As for this problem, we hope that we solve this problem by changing computer hardware. Memristors are the next generation of nonvolatile memories. A memristor can realize reversible transformations between high resistance and low resistance under electric pulses. High resistance and low resistance can be used to represent and store “0” and “1”. High resistance represents “0” and low resistance represents “1”. This is different from the traditional “electrical level” logic. The traditional “electrical level” logic uses high and low voltages to represent “0” and “1”, by which circuit states can't be stored after power failure. In order to guarantee nonvolatile storage, a storage state needs to be adopted. The state we adopt is the state of resistance. Therefore, since we consider that the resistance property of memristors participates in the completion of logic computation and the resistance states of memristors are used to store computation results when we design circuits, information can still be stored when the power is cut off. Therefore, the step that the traditional architecture outputs the computation results to memories is omitted, and the integration of Computing and Memory is realized.
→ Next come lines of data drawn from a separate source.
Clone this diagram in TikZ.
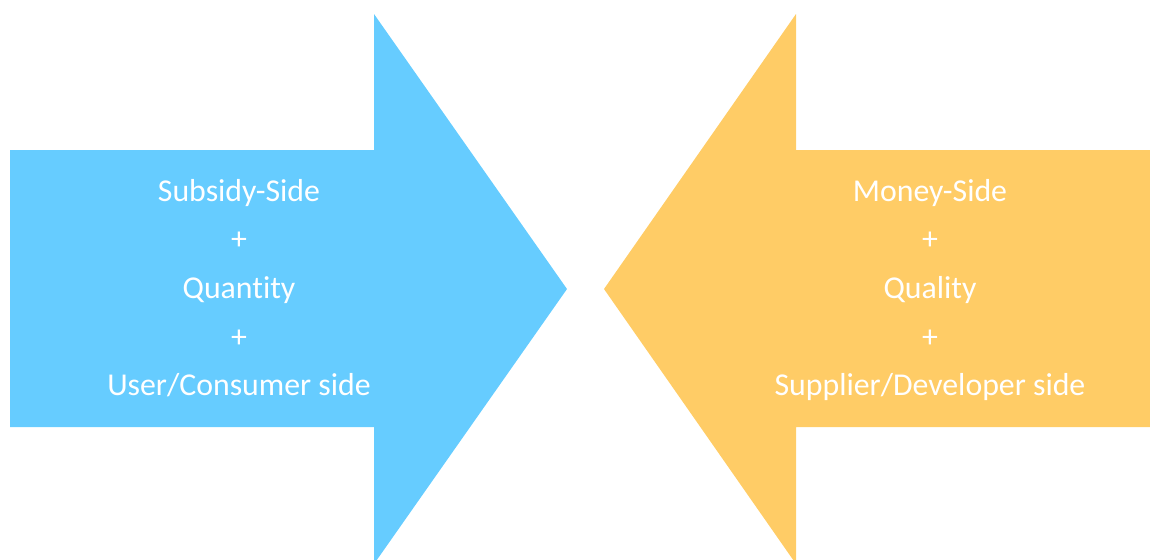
\documentclass[tikz,border=0pt]{standalone}
\usepackage{fontspec}
\setmainfont[Ligatures={NoCommon,NoContextual},Contextuals=NoAlternate]{Carlito}
\definecolor{subsidyblue}{HTML}{66CCFF}
\definecolor{moneyorange}{HTML}{FFCC66}

\begin{document}
\begin{tikzpicture}[x=0.02cm, y=-0.02cm,
        nodes={draw=none, anchor=center, align=center, text=white, inner sep=0pt,
               font=\fontsize{18.1}{27.7}\selectfont}]
        \useasboundingbox (0,0) rectangle (1150,559);
        \clip (0,0) rectangle (1150,559);
        % left arrow, pointing right
        \fill[subsidyblue] (10,150) -- (374,150) -- (374,14) -- (567,289) -- (374,564) -- (374,427) -- (10,427) -- cycle;
        % right arrow, pointing left
        \fill[moneyorange] (1150,150) -- (796,150) -- (796,14) -- (604,289) -- (796,564) -- (796,427) -- (1150,427) -- cycle;

        \node (subsidy) at (239,288) {Subsidy-Side\\+\\Quantity\\+\\User/Consumer side};
        \node (money) at (930,290) {Money-Side\\+\\Quality\\+\\Supplier/Developer side};
    \end{tikzpicture}
\end{document}
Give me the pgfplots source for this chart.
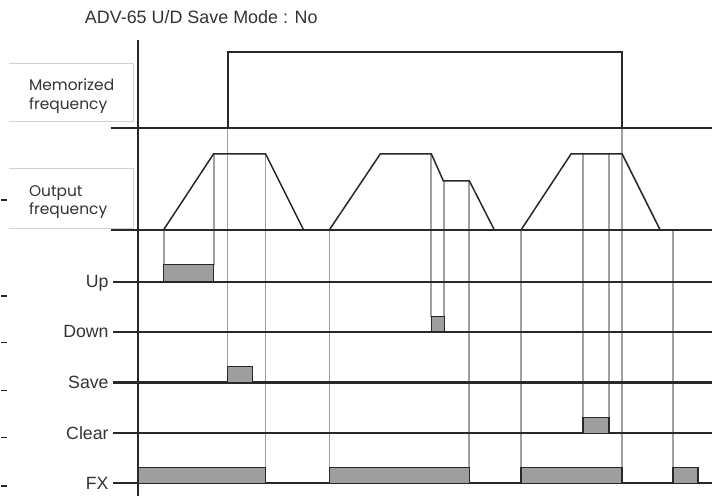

In 2010, HP Labs published an article in the journal Nature and put forward that the future nonvolatile logical operation of states will replace the existing logical operation of electrical level. It uses two memristors and one resistance to realize the (NOT p) OR q logic of Material Implication (IMP). Logic states are all stored in memristors in the form of resistance in a nonvolatile way. The integration of storage and computation is realized in memristors for the first time.
Implication operation needs to use a resistor RG (RON<<RG<<ROFF) which is connected to two memristors P and Q in parallel. The initial values of p and q are stored in the memristors P and Q. The voltages VCOND and VSET are applied to P and Q respectively. The VCOND applied to P is less than the threshold voltage so the state of P won't be changed. When P is in a state of high resistance (logic 0), since ROFF>>RG, the voltage of RG is almost equal to 0. Therefore, the voltages of the two ends of Q are VQ≈VSET. At the moment, no matter what state Q was in before, Q will be in a state of low resistance (logic 1). When the state of P is in a state of low resistance (logic 1), since RG>>RON, the voltage of RG is almost equal to VCONG. Therefore, the voltages of the two ends of Q is VQ≈VSET−VCOND which is less than the threshold voltage and won't change the state of the memristors. Therefore, Q remains the original state. In other words, that is q'←pIMPq as shown in FIGS. 1A and 1B.
There are two main technical ways to solve the Memory Wall problem. The first way is to improve memory performance fundamentally but likely there will be no effective techniques and means to improve memory performance in a short time. The second way is to rely on the rapid development of micro-electronic technology, change computer architecture and optimize computer hardware to solve the Memory Wall problem.